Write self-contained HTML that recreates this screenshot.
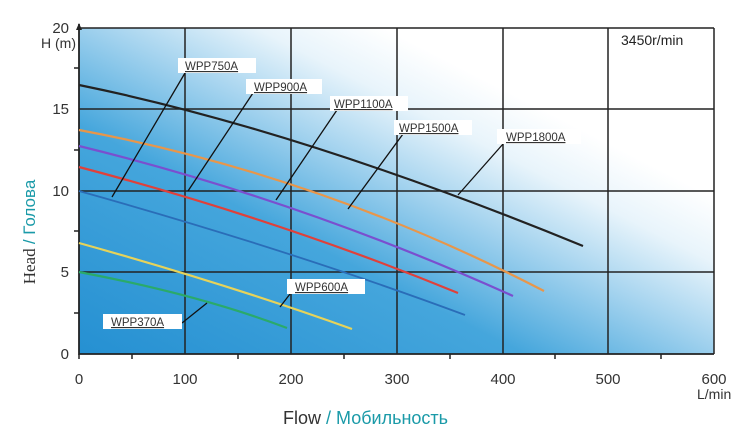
<!DOCTYPE html>
<html><head><meta charset="utf-8"><style>
html,body{margin:0;padding:0;background:#fff;}
svg{display:block;font-family:"Liberation Sans",sans-serif;}
</style></head><body>
<svg width="750" height="446" viewBox="0 0 750 446">
<defs>
<linearGradient id="bg" x1="0" y1="1" x2="1" y2="0">
<stop offset="0" stop-color="#2590d2"/>
<stop offset="0.35" stop-color="#45a6dc"/>
<stop offset="0.52" stop-color="#a6d4ef"/>
<stop offset="0.64" stop-color="#e8f4fb"/>
<stop offset="0.74" stop-color="#ffffff"/>
</linearGradient>
</defs>
<rect x="79" y="28" width="635" height="326" fill="url(#bg)"/>
<g stroke="#222" stroke-width="1.5" fill="none">
<path d="M185 28V354M291 28V354M397 28V354M503 28V354M608 28V354M714 28V354"/>
<path d="M79 28H714M79 109H714M79 191H714M79 272H714"/>
<path d="M79 24V354H714" stroke-width="1.8"/>
<path d="M132 354v5M238 354v5M344 354v5M450 354v5M555 354v5M661 354v5M79 354v5"/>
<path d="M74 313h5M74 231h5M74 150h5M74 68h5"/>
</g>
<path d="M76 30L79 23L82 30Z" fill="#222"/>
<g fill="none" stroke-width="2.2">
<path d="M79 85Q300 130 583 246" stroke="#222"/>
<path d="M79 130Q320 175 544 291" stroke="#e8964a"/>
<path d="M79 146Q300 200 513 296" stroke="#7a4fcf"/>
<path d="M79 167Q280 220 458 293" stroke="#e0403a"/>
<path d="M79 191Q290 250 465 315" stroke="#2a6db8" stroke-width="1.8"/>
<path d="M79 243Q230 285 352 329" stroke="#e6d35a"/>
<path d="M79 272Q200 295 287 328" stroke="#2aaa6a"/>
</g>
<g stroke="#111" stroke-width="1.3" fill="none">
<path d="M185 73L112 197"/>
<path d="M253 93L188 191"/>
<path d="M337 110L276 200"/>
<path d="M403 134L348 209"/>
<path d="M503 144L458 195"/>
<path d="M290 294L280 307"/>
<path d="M182 323L207 303"/>
</g>
<g fill="#fff">
<rect x="178" y="58" width="78" height="15"/>
<rect x="246" y="79" width="76" height="15"/>
<rect x="330" y="96" width="78" height="15"/>
<rect x="394" y="120" width="78" height="15"/>
<rect x="497" y="129" width="84" height="15"/>
<rect x="287" y="279" width="78" height="15"/>
<rect x="103" y="314" width="79" height="15"/>
</g>
<g font-size="11.5" fill="#333" text-decoration="underline">
<text x="185" y="70">WPP750A</text>
<text x="254" y="91">WPP900A</text>
<text x="334" y="108">WPP1100A</text>
<text x="399" y="132">WPP1500A</text>
<text x="506" y="141">WPP1800A</text>
<text x="295" y="291">WPP600A</text>
<text x="111" y="326">WPP370A</text>
</g>
<text x="621" y="45" font-size="14" fill="#222">3450r/min</text>
<g font-size="15" fill="#333" text-anchor="end">
<text x="69" y="33">20</text>
<text x="69" y="114">15</text>
<text x="69" y="196">10</text>
<text x="69" y="277">5</text>
<text x="69" y="359">0</text>
</g>
<text x="76" y="48" font-size="14" fill="#333" text-anchor="end">H (m)</text>
<g font-size="15" fill="#333" text-anchor="middle">
<text x="79" y="384">0</text>
<text x="185" y="384">100</text>
<text x="291" y="384">200</text>
<text x="397" y="384">300</text>
<text x="503" y="384">400</text>
<text x="608" y="384">500</text>
<text x="714" y="384">600</text>
</g>
<text x="697" y="399" font-size="14" fill="#333">L/min</text>
<text x="283" y="424" font-size="18" fill="#333">Flow <tspan fill="#1a9aa8">/ Мобильность</tspan></text>
<text transform="translate(35,232) rotate(-90)" font-size="17" fill="#333" text-anchor="middle" font-family="Liberation Serif,serif">Head <tspan fill="#1a9aa8" font-family="Liberation Sans,sans-serif">/ Голова</tspan></text>
</svg>
</body></html>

= = = =

## EXERCISE INSTRUCTIONS
Reproduce the material word for word. Any pictures should be left out of the copy.

## TASK RESULT
Write self-contained HTML that recreates this screenshot.
<!DOCTYPE html>
<html><head><meta charset="utf-8"><style>
html,body{margin:0;padding:0;background:#fff;}
svg{display:block;font-family:"Liberation Sans",sans-serif;}
</style></head><body>
<svg width="750" height="446" viewBox="0 0 750 446">
<defs>
<linearGradient id="bg" x1="0" y1="1" x2="1" y2="0">
<stop offset="0" stop-color="#2590d2"/>
<stop offset="0.35" stop-color="#45a6dc"/>
<stop offset="0.52" stop-color="#a6d4ef"/>
<stop offset="0.64" stop-color="#e8f4fb"/>
<stop offset="0.74" stop-color="#ffffff"/>
</linearGradient>
</defs>
<rect x="79" y="28" width="635" height="326" fill="url(#bg)"/>
<g stroke="#222" stroke-width="1.5" fill="none">
<path d="M185 28V354M291 28V354M397 28V354M503 28V354M608 28V354M714 28V354"/>
<path d="M79 28H714M79 109H714M79 191H714M79 272H714"/>
<path d="M79 24V354H714" stroke-width="1.8"/>
<path d="M132 354v5M238 354v5M344 354v5M450 354v5M555 354v5M661 354v5M79 354v5"/>
<path d="M74 313h5M74 231h5M74 150h5M74 68h5"/>
</g>
<path d="M76 30L79 23L82 30Z" fill="#222"/>
<g fill="none" stroke-width="2.2">
<path d="M79 85Q300 130 583 246" stroke="#222"/>
<path d="M79 130Q320 175 544 291" stroke="#e8964a"/>
<path d="M79 146Q300 200 513 296" stroke="#7a4fcf"/>
<path d="M79 167Q280 220 458 293" stroke="#e0403a"/>
<path d="M79 191Q290 250 465 315" stroke="#2a6db8" stroke-width="1.8"/>
<path d="M79 243Q230 285 352 329" stroke="#e6d35a"/>
<path d="M79 272Q200 295 287 328" stroke="#2aaa6a"/>
</g>
<g stroke="#111" stroke-width="1.3" fill="none">
<path d="M185 73L112 197"/>
<path d="M253 93L188 191"/>
<path d="M337 110L276 200"/>
<path d="M403 134L348 209"/>
<path d="M503 144L458 195"/>
<path d="M290 294L280 307"/>
<path d="M182 323L207 303"/>
</g>
<g fill="#fff">
<rect x="178" y="58" width="78" height="15"/>
<rect x="246" y="79" width="76" height="15"/>
<rect x="330" y="96" width="78" height="15"/>
<rect x="394" y="120" width="78" height="15"/>
<rect x="497" y="129" width="84" height="15"/>
<rect x="287" y="279" width="78" height="15"/>
<rect x="103" y="314" width="79" height="15"/>
</g>
<g font-size="11.5" fill="#333" text-decoration="underline">
<text x="185" y="70">WPP750A</text>
<text x="254" y="91">WPP900A</text>
<text x="334" y="108">WPP1100A</text>
<text x="399" y="132">WPP1500A</text>
<text x="506" y="141">WPP1800A</text>
<text x="295" y="291">WPP600A</text>
<text x="111" y="326">WPP370A</text>
</g>
<text x="621" y="45" font-size="14" fill="#222">3450r/min</text>
<g font-size="15" fill="#333" text-anchor="end">
<text x="69" y="33">20</text>
<text x="69" y="114">15</text>
<text x="69" y="196">10</text>
<text x="69" y="277">5</text>
<text x="69" y="359">0</text>
</g>
<text x="76" y="48" font-size="14" fill="#333" text-anchor="end">H (m)</text>
<g font-size="15" fill="#333" text-anchor="middle">
<text x="79" y="384">0</text>
<text x="185" y="384">100</text>
<text x="291" y="384">200</text>
<text x="397" y="384">300</text>
<text x="503" y="384">400</text>
<text x="608" y="384">500</text>
<text x="714" y="384">600</text>
</g>
<text x="697" y="399" font-size="14" fill="#333">L/min</text>
<text x="283" y="424" font-size="18" fill="#333">Flow <tspan fill="#1a9aa8">/ Мобильность</tspan></text>
<text transform="translate(35,232) rotate(-90)" font-size="17" fill="#333" text-anchor="middle" font-family="Liberation Serif,serif">Head <tspan fill="#1a9aa8" font-family="Liberation Sans,sans-serif">/ Голова</tspan></text>
</svg>
</body></html>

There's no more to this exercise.